Earlier today I watched the presentation
Jonathan Oxer's
gave during LCA about
Package caching solutions.
Although it was certainly an interesting presentation and although I very much
agree that my current local mirror is wasting a lot of diskspace and bandwidth,
I'm still not going to switch from
debmirror
to any of the available
caching solutions, because (unless I'm really missing something) none of them
scratches my itch.
My local mirror currently consists of five architectures (i386, amd64, hppa,
sparc and s390) and only has unstable and testing. I use it for:
- (fast and convenient) updating of my systems
- doing Debian Installer builds and installation tests
- test builds of installation CDs (using
debian-cd
)
Now, the last one is somewhat hard (
debian-cd
uses hardlinks to packages on
a local mirror instead of retrieving packages), so let's concentrate on the
first two.
Caching is great if you have a large number of machines – of the same
architecture and that are all likely to need roughly the same packages –
sitting behind the proxy: the first one triggers the download of the package
and the rest gets it almost instantaneously.
It is a lot less great if you have only one, maybe two systems per architecture:
most of the time you'll still end up going down that (relatively) slow ADSL
connection.
An important reason why I have my mirror is so that when I do my daily updates
for sid or run an installation test, the packages
are already available locally.
I really don't want to double or even treble the time needed for installation
tests just because some required packages aren't yet available locally and need
to be downloaded over that slow line.
So, I have my partial mirror. Somewhat tuned (I exclude some ridiculously large
debug packages for example, saving about 10GB), but still with
a lot of
junk^Wpackages on it I'll never ever use, especially for hppa, sparc and s390
as those systems only have fairly basic installations.

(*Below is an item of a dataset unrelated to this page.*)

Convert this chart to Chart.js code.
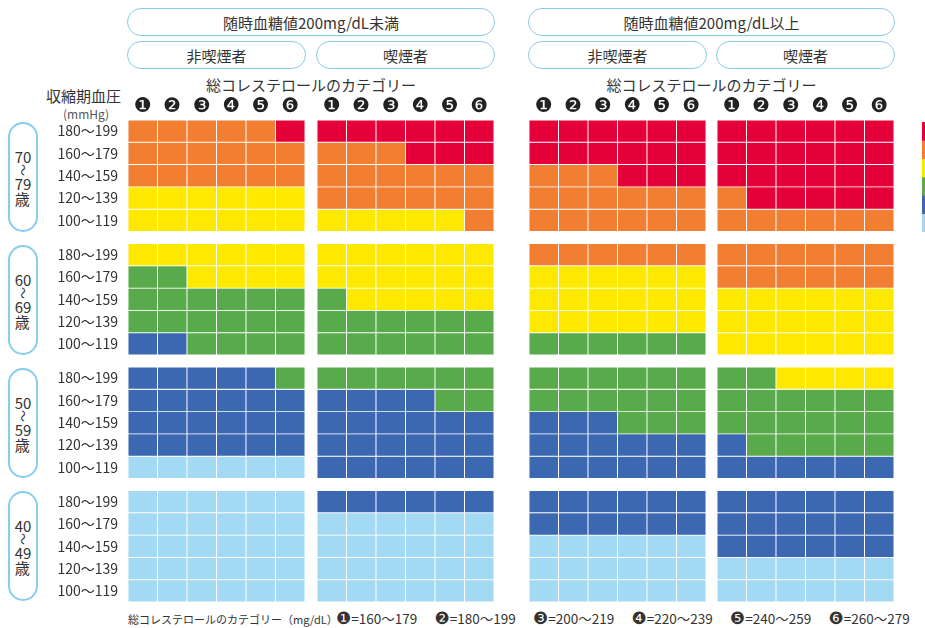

Getting rid of that would significantly reduce my daily sync and allow me,
for example, to also have a mirror of stable and oldstable, keep old versions
of packages and probably
still save a lot of diskspace.
Wishlist
What we should have is a hybrid solution: a program that will present itself
as a proxy to clients, but is smart enough to pre-fetch new packages that are
likely to be needed in a sync run, based on usage date from the the proxy and
configuration settings.
Some ideas for features/configuration options it could have:
- should support both source and binaries (debs and udebs)
- transparently retrieve packages that are requested but not available locally
(just like a regular proxy)
- options to always sync (per architecture):
- all required and standard packages
- packages listed in a certain config file
- packages in a certain section (e.g. udebs in the debian-installer section)
- for packages that have been used (requested by clients) within the last X
days: pre-fetch any new version (per architecture)
- options to include security/volatile updates in that
- be smart about ABI changes: when a package name changes because the ABI
version changes, also pre-fetch the new package; an alternative solution for
that could be:
- for recently used packages: ensure that their dependencies are also pre-fetched;
this would also provide support when packages are renamed (dependencies in the
transition packages would ensure the new packages are pre-fetched)
- expire packages from the mirror that have not been used for X days
- allow faster expiration of certain types of packages (-dev or -dbg for example)
- options to keep X previous versions that are no longer referenced in the
Packages files for Y days
Possibly such an implementation could even be used on some of the lower tier
Debian mirrors.
Unfortunately, unlike some of my esteemed colleagues, I'm not able to just
whip up something like this, so I'm condemned to wait and see if there's
someone else who'd like to pick up this idea. I am of course more than
willing to help develop this idea further and to test it.
Now, if I've totally failed in my research and something like this already
exists, a pointer in the right direction would be much appreciated.